**Supplied information**:
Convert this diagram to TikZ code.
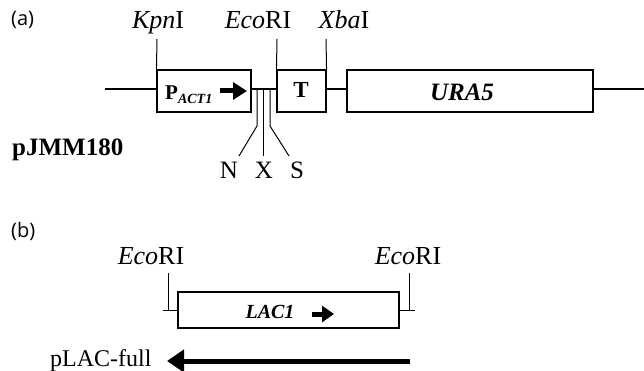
\documentclass[tikz,border=0pt]{standalone}
\usepackage{fontspec}
\setmainfont{Liberation Serif}
\newfontfamily\panelfont{Open Sans}
\usetikzlibrary{arrows.meta}
\tikzset{
  x=1pt,y=-1pt,
  gene/.style={draw,line width=1.1pt},
  backbone/.style={line width=2pt},
  site/.style={line width=1pt},
  sitelabel/.style={anchor=base,inner sep=0pt,font=\fontsize{26}{26}\selectfont},
  panel/.style={anchor=base west,inner sep=0pt,font=\panelfont\fontsize{20}{20}\selectfont},
  fatarrow/.style={line width=5pt,-{Triangle[length=14pt,width=17pt]}},
}
\begin{document}
\begin{tikzpicture}
\useasboundingbox (0,0) rectangle (644,371);
% ---------------- (a)
\node[panel] (pa) at (11,26) {(a)};
\node[gene,minimum width=94pt,minimum height=42pt,inner sep=0pt] (pact) at (204,91) {};
\node[gene,minimum width=49pt,minimum height=42pt,inner sep=0pt] (term) at (301.5,91) {};
\node[gene,minimum width=246pt,minimum height=42pt,inner sep=0pt] (ura) at (470,91) {};
\node[anchor=base,inner sep=0pt,font=\fontsize{21}{21}\selectfont\bfseries] (ptxt) at (189,100) {P\textsubscript{\fontsize{14}{14}\selectfont\itshape ACT1}};
\node[anchor=base,inner sep=0pt,font=\fontsize{23}{23}\selectfont\bfseries] (ttxt) at (301,98) {T};
\node[anchor=base,inner sep=0pt,font=\fontsize{25}{25}\selectfont\bfseries\itshape] (utxt) at (462,101) {URA5};
\coordinate (bbL) at (105,89);
\coordinate (bbR) at (644,89);
\draw[backbone] (bbL) -- (pact.west |- bbL);
\draw[line width=2.6pt] (pact.east |- bbL) -- (term.west |- bbL);
\draw[backbone] (term.east |- bbL) -- (ura.west |- bbL);
\draw[backbone] (ura.east |- bbL) -- (bbR);
\coordinate (pa1) at (220,91);
\coordinate (pa2) at (247,91);
\draw[fatarrow] (pa1) -- (pa2);
% sites
\node[sitelabel] (kpn) at (158,29) {\textit{Kpn}I};
\node[sitelabel] (eco) at (258,29) {\textit{Eco}RI};
\node[sitelabel] (xba) at (344,29) {\textit{Xba}I};
\coordinate (kt) at (157,39);
\coordinate (et) at (277,39);
\coordinate (xt) at (326,39);
\draw[site] (kt) -- (pact.north west);
\draw[site] (et) -- (term.north west);
\draw[site] (xt) -- (term.north east);
% N X S
\node[sitelabel,font=\fontsize{25}{25}\selectfont] (nn) at (229,179) {N};
\node[sitelabel,font=\fontsize{25}{25}\selectfont] (xx) at (264,179) {X};
\node[sitelabel,font=\fontsize{25}{25}\selectfont] (ss) at (297,179) {S};
\coordinate (n0) at (257,89);
\coordinate (x0) at (263.5,89);
\coordinate (s0) at (270,89);
\draw[site] (n0) -- (257,126) -- (239,156);
\draw[site] (x0) -- (263.5,156);
\draw[site] (s0) -- (270,126) -- (289,156);
\node[anchor=base west,inner sep=0pt,font=\fontsize{25}{25}\selectfont\bfseries] (pj) at (12,156) {pJMM180};
% ---------------- (b)
\node[panel] (pb) at (11,237) {(b)};
\node[gene,minimum width=221pt,minimum height=36pt,inner sep=0pt] (lac) at (288.5,310) {};
\node[anchor=base,inner sep=0pt,font=\fontsize{20}{20}\selectfont\bfseries\itshape] (ltxt) at (270,318) {LAC1};
\coordinate (la1) at (312,314);
\coordinate (la2) at (334,314);
\draw[line width=5pt,-{Triangle[length=12pt,width=16pt]}] (la1) -- (la2);
\node[sitelabel] (ecoL) at (151,264) {\textit{Eco}RI};
\node[sitelabel] (ecoR) at (408,264) {\textit{Eco}RI};
\coordinate (lt) at (168,273);
\coordinate (ll) at (163,310);
\coordinate (rt) at (409,273);
\coordinate (rr) at (415,310);
\draw[site] (lt) -- (lt |- ll) ;
\draw[site] (ll) -- (lac.west);
\draw[site] (rt) -- (rt |- rr);
\draw[site] (lac.east) -- (rr);
\node[anchor=base west,inner sep=0pt,font=\fontsize{24}{24}\selectfont] (plac) at (50,366) {pLAC-full};
\coordinate (fa1) at (410,361);
\coordinate (fa2) at (167,361);
\draw[line width=5pt,-{Triangle[length=17pt,width=22pt]}] (fa1) -- (fa2);
\end{tikzpicture}
\end{document}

**Work to complete**: Write the listing above out again exactly, dropping each image.

**Result of the exercise**:
Convert this diagram to TikZ code.
\documentclass[tikz,border=0pt]{standalone}
\usepackage{fontspec}
\setmainfont{Liberation Serif}
\newfontfamily\panelfont{Open Sans}
\usetikzlibrary{arrows.meta}
\tikzset{
  x=1pt,y=-1pt,
  gene/.style={draw,line width=1.1pt},
  backbone/.style={line width=2pt},
  site/.style={line width=1pt},
  sitelabel/.style={anchor=base,inner sep=0pt,font=\fontsize{26}{26}\selectfont},
  panel/.style={anchor=base west,inner sep=0pt,font=\panelfont\fontsize{20}{20}\selectfont},
  fatarrow/.style={line width=5pt,-{Triangle[length=14pt,width=17pt]}},
}
\begin{document}
\begin{tikzpicture}
\useasboundingbox (0,0) rectangle (644,371);
% ---------------- (a)
\node[panel] (pa) at (11,26) {(a)};
\node[gene,minimum width=94pt,minimum height=42pt,inner sep=0pt] (pact) at (204,91) {};
\node[gene,minimum width=49pt,minimum height=42pt,inner sep=0pt] (term) at (301.5,91) {};
\node[gene,minimum width=246pt,minimum height=42pt,inner sep=0pt] (ura) at (470,91) {};
\node[anchor=base,inner sep=0pt,font=\fontsize{21}{21}\selectfont\bfseries] (ptxt) at (189,100) {P\textsubscript{\fontsize{14}{14}\selectfont\itshape ACT1}};
\node[anchor=base,inner sep=0pt,font=\fontsize{23}{23}\selectfont\bfseries] (ttxt) at (301,98) {T};
\node[anchor=base,inner sep=0pt,font=\fontsize{25}{25}\selectfont\bfseries\itshape] (utxt) at (462,101) {URA5};
\coordinate (bbL) at (105,89);
\coordinate (bbR) at (644,89);
\draw[backbone] (bbL) -- (pact.west |- bbL);
\draw[line width=2.6pt] (pact.east |- bbL) -- (term.west |- bbL);
\draw[backbone] (term.east |- bbL) -- (ura.west |- bbL);
\draw[backbone] (ura.east |- bbL) -- (bbR);
\coordinate (pa1) at (220,91);
\coordinate (pa2) at (247,91);
\draw[fatarrow] (pa1) -- (pa2);
% sites
\node[sitelabel] (kpn) at (158,29) {\textit{Kpn}I};
\node[sitelabel] (eco) at (258,29) {\textit{Eco}RI};
\node[sitelabel] (xba) at (344,29) {\textit{Xba}I};
\coordinate (kt) at (157,39);
\coordinate (et) at (277,39);
\coordinate (xt) at (326,39);
\draw[site] (kt) -- (pact.north west);
\draw[site] (et) -- (term.north west);
\draw[site] (xt) -- (term.north east);
% N X S
\node[sitelabel,font=\fontsize{25}{25}\selectfont] (nn) at (229,179) {N};
\node[sitelabel,font=\fontsize{25}{25}\selectfont] (xx) at (264,179) {X};
\node[sitelabel,font=\fontsize{25}{25}\selectfont] (ss) at (297,179) {S};
\coordinate (n0) at (257,89);
\coordinate (x0) at (263.5,89);
\coordinate (s0) at (270,89);
\draw[site] (n0) -- (257,126) -- (239,156);
\draw[site] (x0) -- (263.5,156);
\draw[site] (s0) -- (270,126) -- (289,156);
\node[anchor=base west,inner sep=0pt,font=\fontsize{25}{25}\selectfont\bfseries] (pj) at (12,156) {pJMM180};
% ---------------- (b)
\node[panel] (pb) at (11,237) {(b)};
\node[gene,minimum width=221pt,minimum height=36pt,inner sep=0pt] (lac) at (288.5,310) {};
\node[anchor=base,inner sep=0pt,font=\fontsize{20}{20}\selectfont\bfseries\itshape] (ltxt) at (270,318) {LAC1};
\coordinate (la1) at (312,314);
\coordinate (la2) at (334,314);
\draw[line width=5pt,-{Triangle[length=12pt,width=16pt]}] (la1) -- (la2);
\node[sitelabel] (ecoL) at (151,264) {\textit{Eco}RI};
\node[sitelabel] (ecoR) at (408,264) {\textit{Eco}RI};
\coordinate (lt) at (168,273);
\coordinate (ll) at (163,310);
\coordinate (rt) at (409,273);
\coordinate (rr) at (415,310);
\draw[site] (lt) -- (lt |- ll) ;
\draw[site] (ll) -- (lac.west);
\draw[site] (rt) -- (rt |- rr);
\draw[site] (lac.east) -- (rr);
\node[anchor=base west,inner sep=0pt,font=\fontsize{24}{24}\selectfont] (plac) at (50,366) {pLAC-full};
\coordinate (fa1) at (410,361);
\coordinate (fa2) at (167,361);
\draw[line width=5pt,-{Triangle[length=17pt,width=22pt]}] (fa1) -- (fa2);
\end{tikzpicture}
\end{document}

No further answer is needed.